Manhattan Real Estate Market Report: Q3 2025

The third quarter of 2025 continued Manhattan’s upward momentum in residential real estate, characterized by increasing sales, stable pricing, and improved absorption rates. Despite higher mortgage rates, the quarter recorded strong performance with growing demand and a dominance of cash transactions. Market activity remained ahead of long-term averages, supported by steady buyer confidence and modest growth in inventory. The following analysis examines each table in the report to capture the key dynamics shaping the quarter.

Manhattan Market Overview

The overall Manhattan market saw 3,158 closed sales, representing a 13.4% year-over-year increase and marking the highest quarterly total in over two years. The median sales price rose 5.8% annually to $1,180,000, while the average sales price reached $1,989,107, up 0.8% from last year. Listing inventory increased 7.0% to 7,733 units, but because sales grew faster, months of supply declined to 7.3. The average days on market shortened by 11.5% to 77, underscoring stronger buyer activity. The listing discount remained stable at 6.2%, suggesting balanced negotiation conditions. Year-to-date, average prices and total sales remained substantially higher than in 2024, indicating consistent market recovery.

Re-Sales Market

Re-sale properties continued to dominate the market, making up 81.7% of total transactions. The median sales price increased 2.7% annually to $1,026,500, while the average sales price rose 5.0% to $1,771,071. The number of closed re-sales climbed to 2,580, a 5.5% annual increase, though slightly lower than the previous quarter.
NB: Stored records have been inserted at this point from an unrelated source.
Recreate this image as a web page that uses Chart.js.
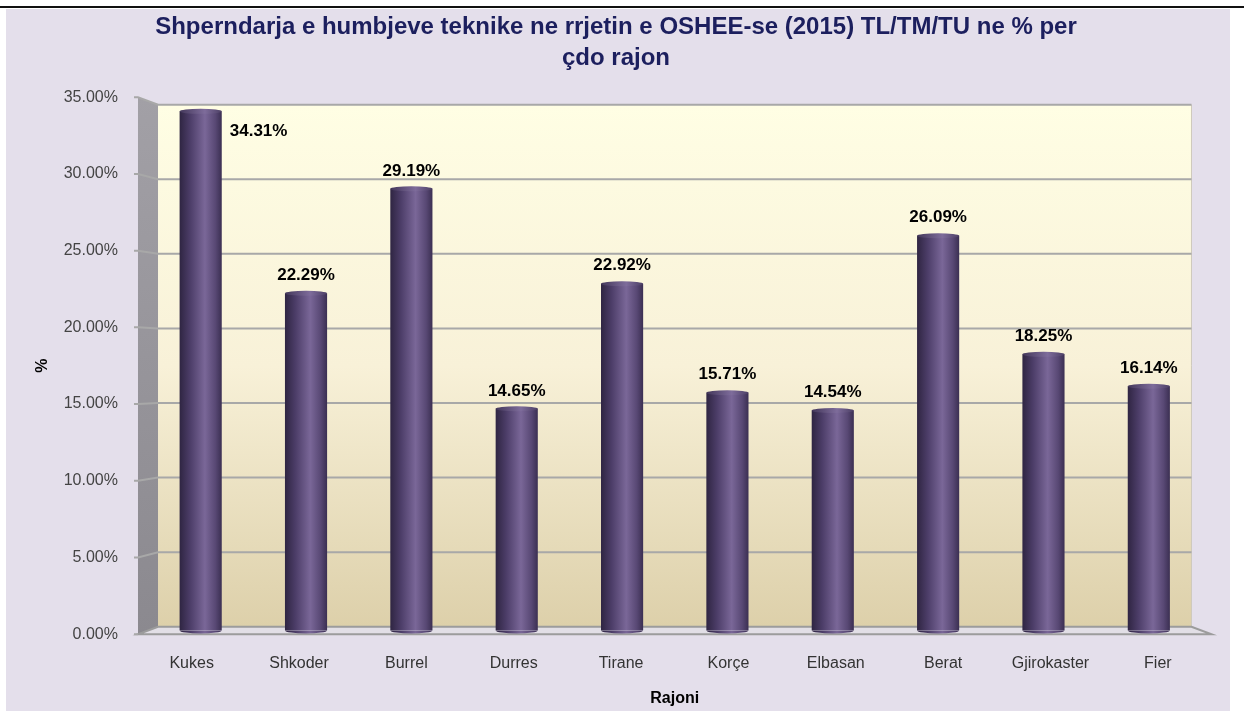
<!DOCTYPE html>
<html>
<head>
<meta charset="utf-8">
<title>Humbjet teknike sipas rajonit</title>
<script src="https://cdn.jsdelivr.net/npm/chart.js@4.4.1/dist/chart.umd.min.js"></script>
<style>
  html, body { margin: 0; padding: 0; background: #fff; }
  canvas { display: block; }
</style>
</head>
<body>
<canvas id="lossChart" width="1244" height="711"></canvas>
<script>
// Data
const regions = ['Kukes', 'Shkoder', 'Burrel', 'Durres', 'Tirane', 'Korçe', 'Elbasan', 'Berat', 'Gjirokaster', 'Fier'];
const lossPct = [34.31, 22.29, 29.19, 14.65, 22.92, 15.71, 14.54, 26.09, 18.25, 16.14];
const yMax = 35;
const yStep = 5;
const titleLines = ['Shperndarja e humbjeve teknike ne rrjetin e OSHEE-se (2015) TL/TM/TU ne % per', 'çdo rajon'];

const FONT = '"Liberation Sans", Arial, Helvetica, sans-serif';
const BAR_PCT = 0.4;

// fake 3D box: chart area is the middle plane, front/back planes are
// scaled around the centre of the chart area
const FRONT = { kx: 1.019, ky: 1.014 };
const BACK = { kx: 0.981, ky: 0.986 };

function toPlane(area, x, y, k) {
  const cx = (area.left + area.right) / 2;
  const cy = (area.top + area.bottom) / 2;
  return { x: cx + (x - cx) * k.kx, y: cy + (y - cy) * k.ky };
}

function barGradient(ctx, x, half) {
  const g = ctx.createLinearGradient(x - half, 0, x + half, 0);
  g.addColorStop(0, '#2f2542');
  g.addColorStop(0.25, '#4c3d68');
  g.addColorStop(0.6, '#7a6798');
  g.addColorStop(0.85, '#584874');
  g.addColorStop(1, '#3b2f52');
  return g;
}

const box3d = {
  id: 'box3d',
  beforeDraw(chart) {
    const ctx = chart.ctx;
    const a = chart.chartArea;
    const yScale = chart.scales.y;
    ctx.save();
    // page + panel
    ctx.fillStyle = '#ffffff';
    ctx.fillRect(0, 0, chart.width, chart.height);
    ctx.fillStyle = '#111111';
    ctx.fillRect(0, 6, chart.width, 2);
    ctx.fillStyle = '#e4dfeb';
    ctx.fillRect(6, 9, 1224, chart.height - 9);

    const fTL = toPlane(a, a.left, a.top, FRONT);
    const fBL = toPlane(a, a.left, a.bottom, FRONT);
    const fBR = toPlane(a, a.right, a.bottom, FRONT);
    const bTL = toPlane(a, a.left, a.top, BACK);
    const bBL = toPlane(a, a.left, a.bottom, BACK);
    const bBR = toPlane(a, a.right, a.bottom, BACK);
    const bTR = toPlane(a, a.right, a.top, BACK);

    // back wall
    const wall = ctx.createLinearGradient(0, bTL.y, 0, bBL.y);
    wall.addColorStop(0, '#fffee4');
    wall.addColorStop(0.5, '#f8f1d8');
    wall.addColorStop(1, '#ddd0aa');
    ctx.fillStyle = wall;
    ctx.fillRect(bTL.x, bTL.y, bTR.x - bTL.x, bBL.y - bTL.y);
    ctx.strokeStyle = '#cfcabd';
    ctx.lineWidth = 1;
    ctx.beginPath();
    ctx.moveTo(bTR.x, bTR.y);
    ctx.lineTo(bBR.x, bBR.y);
    ctx.stroke();

    // side wall
    const side = ctx.createLinearGradient(0, fTL.y, 0, fBL.y);
    side.addColorStop(0, '#a2a0a6');
    side.addColorStop(1, '#8b898f');
    ctx.fillStyle = side;
    ctx.beginPath();
    ctx.moveTo(fTL.x, fTL.y);
    ctx.lineTo(bTL.x, bTL.y);
    ctx.lineTo(bBL.x, bBL.y);
    ctx.lineTo(fBL.x, fBL.y);
    ctx.closePath();
    ctx.fill();

    // floor
    ctx.fillStyle = '#e2dfe6';
    ctx.strokeStyle = '#9c9c9c';
    ctx.lineWidth = 2;
    ctx.beginPath();
    ctx.moveTo(bBL.x, bBL.y);
    ctx.lineTo(bBR.x, bBR.y);
    ctx.lineTo(fBR.x, fBR.y);
    ctx.lineTo(fBL.x, fBL.y);
    ctx.closePath();
    ctx.fill();
    ctx.stroke();

    // gridlines across side wall and back wall, with front tick marks
    ctx.strokeStyle = '#a8a8a8';
    ctx.lineWidth = 2;
    yScale.ticks.forEach(t => {
      const py = yScale.getPixelForValue(t.value);
      const f = toPlane(a, a.left, py, FRONT);
      const b = toPlane(a, a.left, py, BACK);
      const br = toPlane(a, a.right, py, BACK);
      ctx.beginPath();
      ctx.moveTo(f.x - 4, f.y);
      ctx.lineTo(f.x, f.y);
      if (t.value > 0) {
        ctx.lineTo(b.x, b.y);
        ctx.lineTo(br.x, br.y);
      }
      ctx.stroke();
    });
    ctx.restore();
  },
  afterDatasetsDraw(chart) {
    const ctx = chart.ctx;
    const a = chart.chartArea;
    const meta = chart.getDatasetMeta(0);
    ctx.save();
    meta.data.forEach((bar, i) => {
      const half = bar.width / 2;
      // rounded foot
      ctx.fillStyle = barGradient(ctx, bar.x, half);
      ctx.beginPath();
      ctx.ellipse(bar.x, bar.base, half, 3, 0, 0, Math.PI);
      ctx.fill();
      // top cap
      const cap = ctx.createLinearGradient(bar.x - half, 0, bar.x + half, 0);
      cap.addColorStop(0, '#43375a');
      cap.addColorStop(0.6, '#7e6c9b');
      cap.addColorStop(1, '#4c3f65');
      ctx.fillStyle = cap;
      ctx.beginPath();
      ctx.ellipse(bar.x, bar.y, half, 2.5, 0, 0, Math.PI * 2);
      ctx.fill();

      // value label
      const txt = lossPct[i].toFixed(2) + '%';
      ctx.font = 'bold 17px ' + FONT;
      ctx.fillStyle = '#000000';
      ctx.textBaseline = 'middle';
      const ly = bar.y - 18;
      if (ly - 10 < a.top) {
        ctx.textAlign = 'left';
        ctx.fillText(txt, bar.x + half + 8, bar.y + 20);
      } else {
        ctx.textAlign = 'center';
        ctx.fillText(txt, bar.x, ly);
      }
    });
    ctx.restore();
  },
  afterDraw(chart) {
    // tick labels sit on the front plane of the box
    const ctx = chart.ctx;
    const a = chart.chartArea;
    const xScale = chart.scales.x;
    const yScale = chart.scales.y;
    ctx.save();
    ctx.font = '16px ' + FONT;
    ctx.textBaseline = 'middle';
    ctx.fillStyle = '#444444';
    ctx.textAlign = 'right';
    yScale.ticks.forEach(t => {
      const f = toPlane(a, a.left, yScale.getPixelForValue(t.value), FRONT);
      ctx.fillText(t.value.toFixed(2) + '%', f.x - 20, f.y);
    });
    ctx.fillStyle = '#333333';
    ctx.textAlign = 'center';
    const fBottom = toPlane(a, a.left, a.bottom, FRONT).y;
    regions.forEach((r, i) => {
      const f = toPlane(a, xScale.getPixelForValue(i), a.bottom, FRONT);
      ctx.fillText(r, f.x, fBottom + 29);
    });
    ctx.restore();
  }
};

new Chart(document.getElementById('lossChart'), {
  type: 'bar',
  data: {
    labels: regions,
    datasets: [{
      data: lossPct,
      backgroundColor: (c) => {
        const chart = c.chart;
        const area = chart.chartArea;
        if (!area || c.type !== 'data') return '#5a4a78';
        const x = chart.scales.x.getPixelForValue(c.dataIndex);
        const half = (area.right - area.left) / regions.length * BAR_PCT / 2;
        return barGradient(chart.ctx, x, half);
      },
      borderWidth: 0,
      barPercentage: BAR_PCT,
      categoryPercentage: 1
    }]
  },
  options: {
    responsive: false,
    animation: false,
    devicePixelRatio: 1,
    layout: { padding: { left: 30.5, right: 42.5, top: 0, bottom: 0 } },
    plugins: {
      legend: { display: false },
      tooltip: { enabled: false },
      title: {
        display: true,
        text: titleLines,
        color: '#1c1f5e',
        font: { family: FONT, size: 24, weight: 'bold', lineHeight: 1.29 },
        padding: { top: 11.5, bottom: 27.5 }
      }
    },
    scales: {
      x: {
        grid: { display: false },
        border: { display: false },
        ticks: { display: false },
        afterFit: (s) => { s.height = 80.5; },
        title: {
          display: true,
          text: 'Rajoni',
          color: '#000000',
          font: { family: FONT, size: 16, weight: 'bold', lineHeight: 1.2 },
          padding: { top: 0, bottom: 2.4 }
        }
      },
      y: {
        min: 0,
        max: yMax,
        grid: { display: false },
        border: { display: false },
        ticks: { display: false, stepSize: yStep },
        afterFit: (s) => { s.width = 117.5; },
        title: {
          display: true,
          text: '%',
          color: '#000000',
          font: { family: FONT, size: 16, weight: 'bold', lineHeight: 1.2 },
          padding: { top: 2, bottom: 0 }
        }
      }
    }
  },
  plugins: [box3d]
});
</script>
</body>
</html>
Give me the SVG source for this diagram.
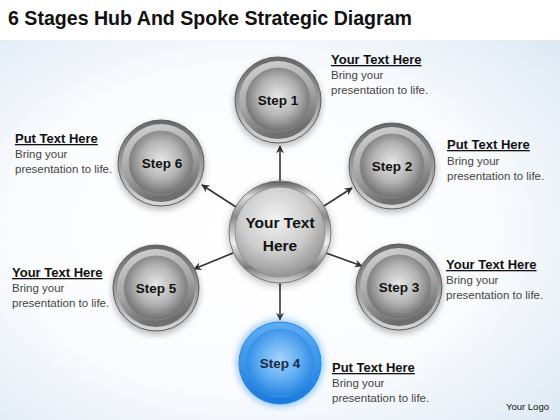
<svg xmlns="http://www.w3.org/2000/svg" width="560" height="420" viewBox="0 0 560 420">
<defs>
<radialGradient id="bg" cx="0.45" cy="0.5" r="0.75">
<stop offset="0" stop-color="#ffffff"/><stop offset="0.55" stop-color="#fbfcfe"/><stop offset="1" stop-color="#dde8f3"/>
</radialGradient>
<linearGradient id="rimG" x1="0" y1="0" x2="0" y2="1">
<stop offset="0" stop-color="#666"/><stop offset="0.5" stop-color="#9a9a9a"/><stop offset="1" stop-color="#d8d8d8"/>
</linearGradient>
<linearGradient id="bevG" x1="0" y1="0" x2="0.3" y2="1">
<stop offset="0" stop-color="#d6d6d6"/><stop offset="0.6" stop-color="#a4a4a4"/><stop offset="1" stop-color="#6e6e6e"/>
</linearGradient>
<radialGradient id="discG" cx="0.5" cy="0.45" r="0.55">
<stop offset="0" stop-color="#e6e6e6"/><stop offset="0.55" stop-color="#b4b4b4"/><stop offset="1" stop-color="#6e6e6e"/>
</radialGradient>
<linearGradient id="chromeG" x1="0" y1="0" x2="0" y2="1">
<stop offset="0" stop-color="#5a5a5a"/><stop offset="0.15" stop-color="#dcdcdc"/><stop offset="0.35" stop-color="#8a8a8a"/><stop offset="0.6" stop-color="#f0f0f0"/><stop offset="0.85" stop-color="#7c7c7c"/><stop offset="1" stop-color="#d8d8d8"/>
</linearGradient>
<radialGradient id="hubG" cx="0.45" cy="0.35" r="0.65">
<stop offset="0" stop-color="#f2f2f2"/><stop offset="0.6" stop-color="#cbcbcb"/><stop offset="1" stop-color="#949494"/>
</radialGradient>
<linearGradient id="bRimG" x1="0" y1="0" x2="0" y2="1">
<stop offset="0" stop-color="#5eaef5"/><stop offset="1" stop-color="#1a78dc"/>
</linearGradient>
<radialGradient id="bDiscG" cx="0.5" cy="0.45" r="0.55">
<stop offset="0" stop-color="#a6d4fb"/><stop offset="0.6" stop-color="#5aa9f1"/><stop offset="1" stop-color="#2482e0"/>
</radialGradient>
<filter id="blur" x="-30%" y="-30%" width="160%" height="160%"><feGaussianBlur stdDeviation="3"/></filter>
<marker id="arr" viewBox="0 0 10 10" refX="9" refY="5" markerWidth="8" markerHeight="8" markerUnits="userSpaceOnUse" orient="auto">
<path d="M0,0 L10,5 L0,10 L3,5 Z" fill="#333"/>
</marker>
<g id="gnode">
<circle cx="0" cy="3" r="44" fill="#000" opacity="0.25" filter="url(#blur)"/>
<circle r="43" fill="url(#rimG)" stroke="#5e5e5e" stroke-width="1"/>
<circle r="39" fill="url(#bevG)"/>
<circle r="32" fill="url(#discG)" stroke="#8a8a8a" stroke-width="0.8"/>
</g>
</defs>
<style>
.t{font-family:"Liberation Sans",Arial,sans-serif;fill:#111}
.h{font-size:13px;font-weight:bold;text-decoration:underline}
.b{font-size:11.5px;fill:#444}
.s{font-size:13.5px;font-weight:bold;text-anchor:middle}
.ln{stroke:#333;stroke-width:1.6;fill:none;marker-end:url(#arr)}
</style>
<rect width="560" height="420" fill="#ffffff"/>
<rect y="40" width="560" height="380" fill="url(#bg)"/>
<text class="t" x="8" y="25" font-size="21" font-weight="bold" textLength="404" lengthAdjust="spacingAndGlyphs">6 Stages Hub And Spoke Strategic Diagram</text>

<g id="connectors">
<line class="ln" x1="280" y1="181" x2="280" y2="146"/>
<line class="ln" x1="324" y1="206" x2="352" y2="188"/>
<line class="ln" x1="326" y1="253" x2="362" y2="266"/>
<line class="ln" x1="280" y1="283" x2="280" y2="320"/>
<line class="ln" x1="233" y1="253" x2="194" y2="269"/>
<line class="ln" x1="236" y1="207" x2="202" y2="185"/>
</g>

<g id="hub">
<circle cx="280" cy="234" r="53" fill="#000" opacity="0.2" filter="url(#blur)"/>
<circle cx="280" cy="232" r="51" fill="url(#chromeG)" stroke="#777" stroke-width="1"/>
<circle cx="280" cy="232" r="45" fill="url(#hubG)" stroke="#8a8a8a" stroke-width="0.8"/>
<text class="t s" x="280" y="228" style="font-size:15.5px">Your Text</text>
<text class="t s" x="280" y="251" style="font-size:15.5px">Here</text>
</g>

<g id="step1">
<use href="#gnode" x="278" y="100"/>
<text class="t s" x="278" y="105">Step 1</text>
<text class="t h" x="331" y="64">Your Text Here</text>
<text class="t b" x="331" y="79">Bring your</text>
<text class="t b" x="331" y="94">presentation to life.</text>
</g>

<g id="step2">
<use href="#gnode" x="392" y="166"/>
<text class="t s" x="392" y="171">Step 2</text>
<text class="t h" x="447" y="149">Put Text Here</text>
<text class="t b" x="447" y="165">Bring your</text>
<text class="t b" x="447" y="180">presentation to life.</text>
</g>

<g id="step3">
<use href="#gnode" x="399" y="287"/>
<text class="t s" x="399" y="292">Step 3</text>
<text class="t h" x="446" y="269">Your Text Here</text>
<text class="t b" x="446" y="284">Bring your</text>
<text class="t b" x="446" y="299">presentation to life.</text>
</g>

<g id="step4">
<circle cx="280" cy="363" r="44" fill="#4aa6f5" opacity="0.55" filter="url(#blur)"/>
<circle cx="280" cy="363" r="41" fill="url(#bRimG)" stroke="#2a86dd" stroke-width="1"/>
<circle cx="280" cy="363" r="34" fill="url(#bDiscG)" stroke="#3f95e6" stroke-width="0.8"/>
<text class="t s" x="280" y="368" style="fill:#1a2a4a">Step 4</text>
<text class="t h" x="332" y="372">Put Text Here</text>
<text class="t b" x="332" y="387">Bring your</text>
<text class="t b" x="332" y="402">presentation to life.</text>
</g>

<g id="step5">
<use href="#gnode" x="156" y="288"/>
<text class="t s" x="156" y="293">Step 5</text>
<text class="t h" x="12" y="277">Your Text Here</text>
<text class="t b" x="12" y="292">Bring your</text>
<text class="t b" x="12" y="307">presentation to life.</text>
</g>

<g id="step6">
<use href="#gnode" x="161" y="163"/>
<text class="t s" x="162" y="168">Step 6</text>
<text class="t h" x="15" y="143">Put Text Here</text>
<text class="t b" x="15" y="158">Bring your</text>
<text class="t b" x="15" y="173">presentation to life.</text>
</g>

<text class="t" x="506" y="410" font-size="9.5" fill="#333">Your Logo</text>
</svg>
Listing inventory grew by 9.1% to 6,559 units, but months of supply remained contained at 7.6, reflecting steady absorption. The days on market improved sharply to 77, suggesting heightened demand and quicker transactions. Although bidding wars declined, the segment continued to show stable pricing and competitive market conditions.

Co-Op Market

The co-op market displayed solid strength in Q3. Closed sales increased 11.0% year over year to 1,751, marking the third consecutive quarterly gain. The median price rose 3.6% annually to $870,000, while the average price climbed 8.3% to $1,456,738. Average price per square foot remained stable at $1,170, showing minimal change. Inventory fell 7.2% quarterly to 3,669, while months of supply dropped significantly to 6.3, indicating accelerating absorption. Days on market improved to 79, and the listing discount narrowed to 5.4%. Overall, co-ops outperformed in volume and pace, maintaining their affordability edge within the market.

Condo Market

Condo sales remained robust with 1,407 closings, a 16.6% year-over-year increase. Median sales price rose to $1,650,000, up 2.2% annually, while average price per square foot stood at $1,998. However, the average sales price decreased 5.1% compared to last year due to a larger share of mid-tier unit sales. Days on market fell to 74, reflecting faster turnover. Inventory grew modestly to 4,064, and months of supply dropped to 8.7. The listing discount was 6.6%, consistent with last year. Condos continued to attract cash buyers, particularly in the luxury bracket, with nearly 70% of transactions completed without financing.

New Development Market

The new development sector experienced a major resurgence. Sales surged 71.0% year over year to 578—the highest share of overall sales (18.3%) since 2019. Despite this, price trends moderated due to smaller average unit sizes. Median sales price declined 18.4% to $1,750,000, while average sales price dropped 26.8% to $2,962,350. The average price per square foot decreased to $2,206, but the days on market improved by 11.9% to 74. Listing inventory held steady at 1,174, and months of supply fell sharply to 6.1, its fastest pace in more than three years. This indicates that even with price adjustments, new developments moved rapidly, reflecting stronger demand for smaller, more attainable luxury units.

Luxury Market

The luxury segment, defined by sales above $4 million, maintained a strong position despite some pricing fluctuations. Median price rose 2.8% year over year to $5,922,500, while the average price reached $7,891,731. Listing inventory declined 16.1% to 1,317, leading to tighter supply conditions. Months of supply dropped significantly from 16.8 to 12.4—its lowest level since 2022—signaling a faster-moving high-end market. The number of closed luxury transactions increased 13.6% to 318, and days on market decreased to 109, pointing to improved buyer confidence in the luxury space. However, the listing discount remained at 8.3%, showing that negotiations are still part of the upper-tier dynamics.

Conclusion

Manhattan’s Q3 2025 market showed strong sales momentum, deep liquidity, and remarkable adaptability. Sales gains across all property types highlighted a sustained return of buyer confidence. Co-ops and re-sales benefited from stable pricing and faster absorption, while new developments experienced significant volume growth despite moderating prices. Luxury properties continued to thrive with tighter inventory and healthy appreciation. Overall, the quarter’s data suggests a resilient and increasingly balanced market—where demand remains high, inventory is efficiently absorbed, and Manhattan continues to reaffirm its strength as a premier real estate hub despite broader economic headwinds.